Lift out each line of the data that holds "this".

Entries provided —

————————

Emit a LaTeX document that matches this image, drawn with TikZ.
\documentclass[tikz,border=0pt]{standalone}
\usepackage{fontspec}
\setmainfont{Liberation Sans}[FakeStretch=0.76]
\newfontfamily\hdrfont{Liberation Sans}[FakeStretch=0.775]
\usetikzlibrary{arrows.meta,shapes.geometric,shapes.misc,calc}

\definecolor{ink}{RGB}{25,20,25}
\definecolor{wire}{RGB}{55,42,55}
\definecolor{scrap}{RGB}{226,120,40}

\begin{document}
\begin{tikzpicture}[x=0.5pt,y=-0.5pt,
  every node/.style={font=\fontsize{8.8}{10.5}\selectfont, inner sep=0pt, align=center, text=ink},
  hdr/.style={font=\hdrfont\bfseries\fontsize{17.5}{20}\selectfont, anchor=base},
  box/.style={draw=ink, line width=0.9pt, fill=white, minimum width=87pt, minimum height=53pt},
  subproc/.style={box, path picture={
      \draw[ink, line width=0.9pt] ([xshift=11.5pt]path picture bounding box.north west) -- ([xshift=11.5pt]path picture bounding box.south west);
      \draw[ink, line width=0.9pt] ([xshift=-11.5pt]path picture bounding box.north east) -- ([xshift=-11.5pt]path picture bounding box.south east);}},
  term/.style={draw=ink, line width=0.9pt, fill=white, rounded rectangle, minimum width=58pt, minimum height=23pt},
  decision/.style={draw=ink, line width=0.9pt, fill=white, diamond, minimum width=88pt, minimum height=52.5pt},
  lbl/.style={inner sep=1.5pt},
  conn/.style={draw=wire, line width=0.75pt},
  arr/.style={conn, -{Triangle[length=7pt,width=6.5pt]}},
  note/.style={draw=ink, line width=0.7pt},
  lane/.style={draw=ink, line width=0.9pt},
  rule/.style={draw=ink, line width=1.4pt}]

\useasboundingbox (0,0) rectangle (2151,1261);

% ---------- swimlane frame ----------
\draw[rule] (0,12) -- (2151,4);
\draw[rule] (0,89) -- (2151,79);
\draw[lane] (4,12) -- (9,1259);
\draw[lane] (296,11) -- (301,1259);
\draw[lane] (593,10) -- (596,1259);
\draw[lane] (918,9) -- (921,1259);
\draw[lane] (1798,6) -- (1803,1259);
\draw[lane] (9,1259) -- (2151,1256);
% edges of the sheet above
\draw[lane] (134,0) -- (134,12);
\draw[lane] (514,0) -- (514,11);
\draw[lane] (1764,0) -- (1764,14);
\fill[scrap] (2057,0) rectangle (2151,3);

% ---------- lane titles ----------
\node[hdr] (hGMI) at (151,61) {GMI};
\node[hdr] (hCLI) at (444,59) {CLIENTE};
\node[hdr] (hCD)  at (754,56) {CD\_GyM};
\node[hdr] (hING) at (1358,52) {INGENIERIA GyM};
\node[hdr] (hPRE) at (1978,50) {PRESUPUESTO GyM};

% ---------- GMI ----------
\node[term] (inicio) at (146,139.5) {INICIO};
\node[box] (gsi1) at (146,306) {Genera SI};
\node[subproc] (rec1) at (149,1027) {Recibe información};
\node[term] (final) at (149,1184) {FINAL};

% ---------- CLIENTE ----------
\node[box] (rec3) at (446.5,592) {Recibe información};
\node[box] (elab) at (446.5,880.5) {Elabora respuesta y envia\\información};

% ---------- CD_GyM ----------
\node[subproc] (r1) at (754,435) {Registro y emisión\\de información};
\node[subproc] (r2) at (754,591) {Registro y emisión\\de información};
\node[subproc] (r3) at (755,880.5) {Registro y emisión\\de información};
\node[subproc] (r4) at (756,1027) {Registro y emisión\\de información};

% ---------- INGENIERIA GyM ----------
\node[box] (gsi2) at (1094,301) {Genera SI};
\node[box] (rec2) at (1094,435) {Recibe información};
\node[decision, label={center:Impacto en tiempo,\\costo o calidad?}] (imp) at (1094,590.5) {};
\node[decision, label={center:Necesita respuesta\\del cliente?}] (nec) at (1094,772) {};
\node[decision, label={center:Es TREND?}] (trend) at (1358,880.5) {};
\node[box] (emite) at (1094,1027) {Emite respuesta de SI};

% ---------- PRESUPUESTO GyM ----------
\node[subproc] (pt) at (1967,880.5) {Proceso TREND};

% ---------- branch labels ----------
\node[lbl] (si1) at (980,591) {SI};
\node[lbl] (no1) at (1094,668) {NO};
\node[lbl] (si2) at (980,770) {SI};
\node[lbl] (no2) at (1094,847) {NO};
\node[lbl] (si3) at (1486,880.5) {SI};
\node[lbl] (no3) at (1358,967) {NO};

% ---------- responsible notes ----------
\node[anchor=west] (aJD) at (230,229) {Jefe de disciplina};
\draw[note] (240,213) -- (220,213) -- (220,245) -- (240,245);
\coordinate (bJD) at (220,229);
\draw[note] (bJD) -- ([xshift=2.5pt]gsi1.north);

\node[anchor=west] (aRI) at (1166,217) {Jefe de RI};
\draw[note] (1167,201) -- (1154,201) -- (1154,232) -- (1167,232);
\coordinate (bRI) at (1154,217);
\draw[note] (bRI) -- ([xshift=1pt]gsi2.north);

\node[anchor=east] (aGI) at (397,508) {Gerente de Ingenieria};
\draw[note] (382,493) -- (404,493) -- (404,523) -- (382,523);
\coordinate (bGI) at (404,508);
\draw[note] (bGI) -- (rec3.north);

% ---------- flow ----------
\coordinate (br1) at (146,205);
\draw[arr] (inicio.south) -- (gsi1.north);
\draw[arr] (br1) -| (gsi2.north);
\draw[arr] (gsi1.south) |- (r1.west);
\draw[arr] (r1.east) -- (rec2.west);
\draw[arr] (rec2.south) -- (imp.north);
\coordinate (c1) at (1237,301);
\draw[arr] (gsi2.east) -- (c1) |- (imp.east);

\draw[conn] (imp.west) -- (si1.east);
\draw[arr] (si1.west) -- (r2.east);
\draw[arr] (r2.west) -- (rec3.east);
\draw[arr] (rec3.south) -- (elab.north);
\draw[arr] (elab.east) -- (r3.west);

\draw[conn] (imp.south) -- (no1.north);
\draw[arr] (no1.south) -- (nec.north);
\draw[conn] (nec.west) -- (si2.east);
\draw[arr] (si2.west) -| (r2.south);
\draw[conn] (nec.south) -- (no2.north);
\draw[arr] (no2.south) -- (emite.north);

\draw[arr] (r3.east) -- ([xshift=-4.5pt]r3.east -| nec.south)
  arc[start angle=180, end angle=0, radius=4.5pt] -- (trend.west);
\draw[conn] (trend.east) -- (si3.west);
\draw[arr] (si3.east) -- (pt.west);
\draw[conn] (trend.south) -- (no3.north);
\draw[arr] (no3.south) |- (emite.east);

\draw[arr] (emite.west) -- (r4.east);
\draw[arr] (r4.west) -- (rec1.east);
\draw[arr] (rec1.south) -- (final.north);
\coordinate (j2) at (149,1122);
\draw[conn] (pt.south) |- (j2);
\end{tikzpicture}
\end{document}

————————

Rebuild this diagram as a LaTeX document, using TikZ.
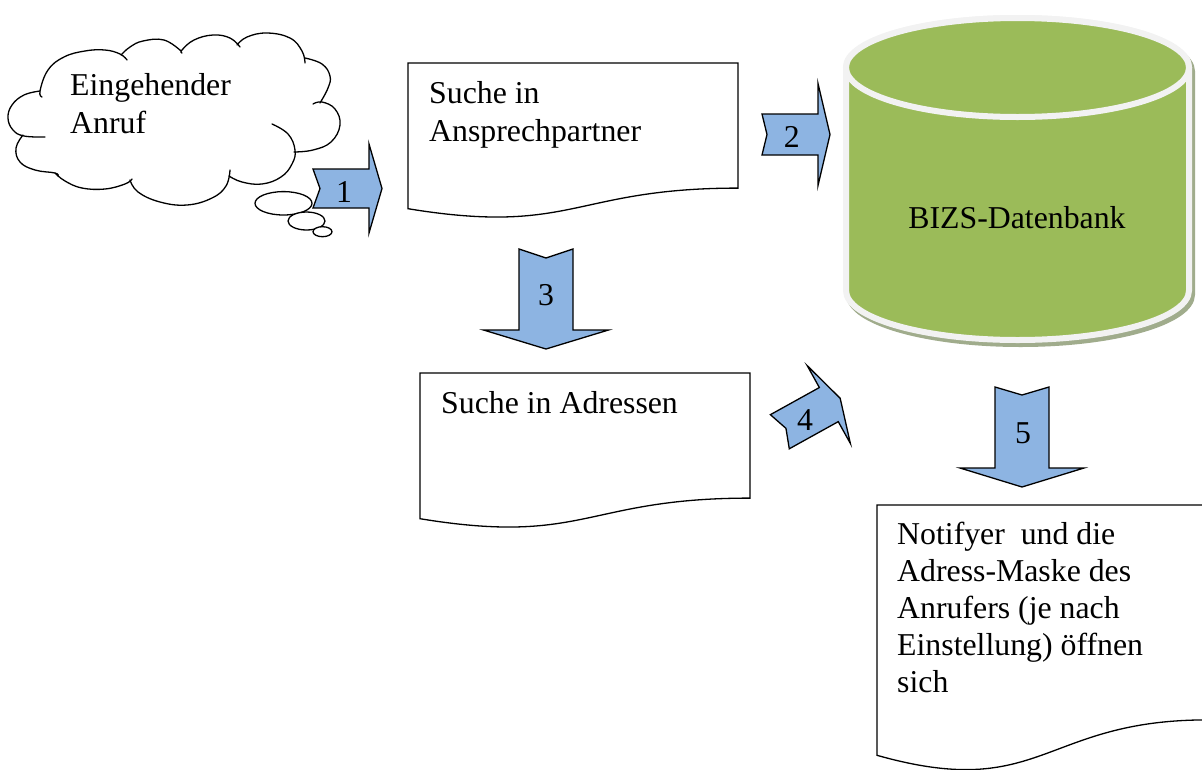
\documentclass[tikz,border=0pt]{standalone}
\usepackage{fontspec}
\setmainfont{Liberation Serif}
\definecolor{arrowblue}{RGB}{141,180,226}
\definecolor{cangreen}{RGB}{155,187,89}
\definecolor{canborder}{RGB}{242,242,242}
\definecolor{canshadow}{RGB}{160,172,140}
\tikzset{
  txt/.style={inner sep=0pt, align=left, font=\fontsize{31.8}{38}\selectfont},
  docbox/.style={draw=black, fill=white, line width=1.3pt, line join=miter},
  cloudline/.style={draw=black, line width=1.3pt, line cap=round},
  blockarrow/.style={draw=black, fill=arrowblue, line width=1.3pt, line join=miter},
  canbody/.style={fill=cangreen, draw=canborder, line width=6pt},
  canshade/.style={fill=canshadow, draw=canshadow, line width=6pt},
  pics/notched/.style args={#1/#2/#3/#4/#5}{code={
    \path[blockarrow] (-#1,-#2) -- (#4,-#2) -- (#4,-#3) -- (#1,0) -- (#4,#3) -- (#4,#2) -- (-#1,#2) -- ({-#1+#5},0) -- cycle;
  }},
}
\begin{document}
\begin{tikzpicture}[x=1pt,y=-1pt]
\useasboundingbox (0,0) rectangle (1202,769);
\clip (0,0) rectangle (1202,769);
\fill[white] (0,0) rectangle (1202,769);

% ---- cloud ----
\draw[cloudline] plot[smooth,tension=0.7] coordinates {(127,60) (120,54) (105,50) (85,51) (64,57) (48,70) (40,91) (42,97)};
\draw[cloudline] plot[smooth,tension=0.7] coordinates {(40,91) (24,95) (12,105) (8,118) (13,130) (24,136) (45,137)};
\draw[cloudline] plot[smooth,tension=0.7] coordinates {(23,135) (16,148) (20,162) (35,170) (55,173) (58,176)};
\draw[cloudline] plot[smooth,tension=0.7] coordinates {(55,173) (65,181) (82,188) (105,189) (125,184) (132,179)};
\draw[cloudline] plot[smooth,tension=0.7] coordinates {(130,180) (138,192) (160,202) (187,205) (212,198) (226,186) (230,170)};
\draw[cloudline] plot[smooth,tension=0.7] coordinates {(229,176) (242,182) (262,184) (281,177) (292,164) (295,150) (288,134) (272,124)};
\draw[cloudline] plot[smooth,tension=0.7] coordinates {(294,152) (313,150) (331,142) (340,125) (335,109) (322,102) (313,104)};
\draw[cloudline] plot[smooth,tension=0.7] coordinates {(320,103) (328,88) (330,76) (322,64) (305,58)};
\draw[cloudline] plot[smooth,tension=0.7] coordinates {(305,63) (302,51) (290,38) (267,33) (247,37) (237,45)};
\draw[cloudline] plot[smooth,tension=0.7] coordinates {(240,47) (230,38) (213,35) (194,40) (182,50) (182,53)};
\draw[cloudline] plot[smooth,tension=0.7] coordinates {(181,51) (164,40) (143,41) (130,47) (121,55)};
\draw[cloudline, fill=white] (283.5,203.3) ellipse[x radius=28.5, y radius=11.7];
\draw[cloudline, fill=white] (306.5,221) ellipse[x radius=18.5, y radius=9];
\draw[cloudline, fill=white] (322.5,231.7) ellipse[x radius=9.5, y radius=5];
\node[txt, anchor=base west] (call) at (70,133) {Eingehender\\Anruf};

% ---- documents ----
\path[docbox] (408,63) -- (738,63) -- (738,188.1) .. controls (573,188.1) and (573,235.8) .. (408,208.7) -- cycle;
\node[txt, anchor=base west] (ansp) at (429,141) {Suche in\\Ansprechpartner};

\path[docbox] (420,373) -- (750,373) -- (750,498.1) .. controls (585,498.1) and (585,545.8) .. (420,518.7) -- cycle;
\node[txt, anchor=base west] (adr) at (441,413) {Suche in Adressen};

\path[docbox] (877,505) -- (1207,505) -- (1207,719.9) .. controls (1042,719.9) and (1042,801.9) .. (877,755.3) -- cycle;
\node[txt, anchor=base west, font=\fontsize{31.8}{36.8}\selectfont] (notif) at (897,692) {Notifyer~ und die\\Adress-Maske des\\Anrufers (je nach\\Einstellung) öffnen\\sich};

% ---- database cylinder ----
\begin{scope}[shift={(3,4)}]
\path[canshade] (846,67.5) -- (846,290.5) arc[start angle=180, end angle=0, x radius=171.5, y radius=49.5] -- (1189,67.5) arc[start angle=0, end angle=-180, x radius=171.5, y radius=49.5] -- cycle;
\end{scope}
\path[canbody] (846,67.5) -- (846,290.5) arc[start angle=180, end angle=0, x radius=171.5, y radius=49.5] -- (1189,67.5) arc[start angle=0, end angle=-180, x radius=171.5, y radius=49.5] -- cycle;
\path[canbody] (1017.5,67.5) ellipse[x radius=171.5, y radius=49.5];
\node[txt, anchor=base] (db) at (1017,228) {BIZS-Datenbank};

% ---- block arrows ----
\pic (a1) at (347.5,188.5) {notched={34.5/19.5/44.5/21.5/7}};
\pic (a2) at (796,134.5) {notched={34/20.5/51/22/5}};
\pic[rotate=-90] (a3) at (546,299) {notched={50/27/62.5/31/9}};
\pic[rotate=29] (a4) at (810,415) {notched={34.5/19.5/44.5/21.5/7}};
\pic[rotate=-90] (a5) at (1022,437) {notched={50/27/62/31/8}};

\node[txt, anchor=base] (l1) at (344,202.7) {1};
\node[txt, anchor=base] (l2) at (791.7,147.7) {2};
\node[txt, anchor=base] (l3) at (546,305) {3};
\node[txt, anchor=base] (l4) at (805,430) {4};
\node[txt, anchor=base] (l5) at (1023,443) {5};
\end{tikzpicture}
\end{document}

————————

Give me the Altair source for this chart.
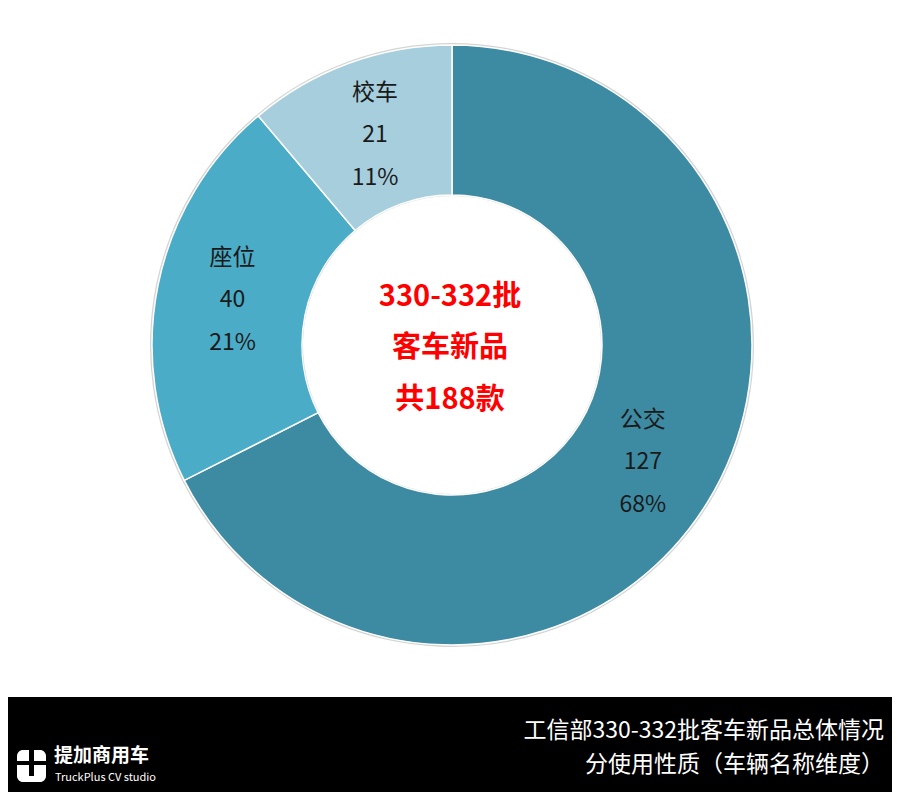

————————

Solution below —
Emit a LaTeX document that matches this image, drawn with TikZ.
Rebuild this diagram as a LaTeX document, using TikZ.
Give me the Altair source for this chart.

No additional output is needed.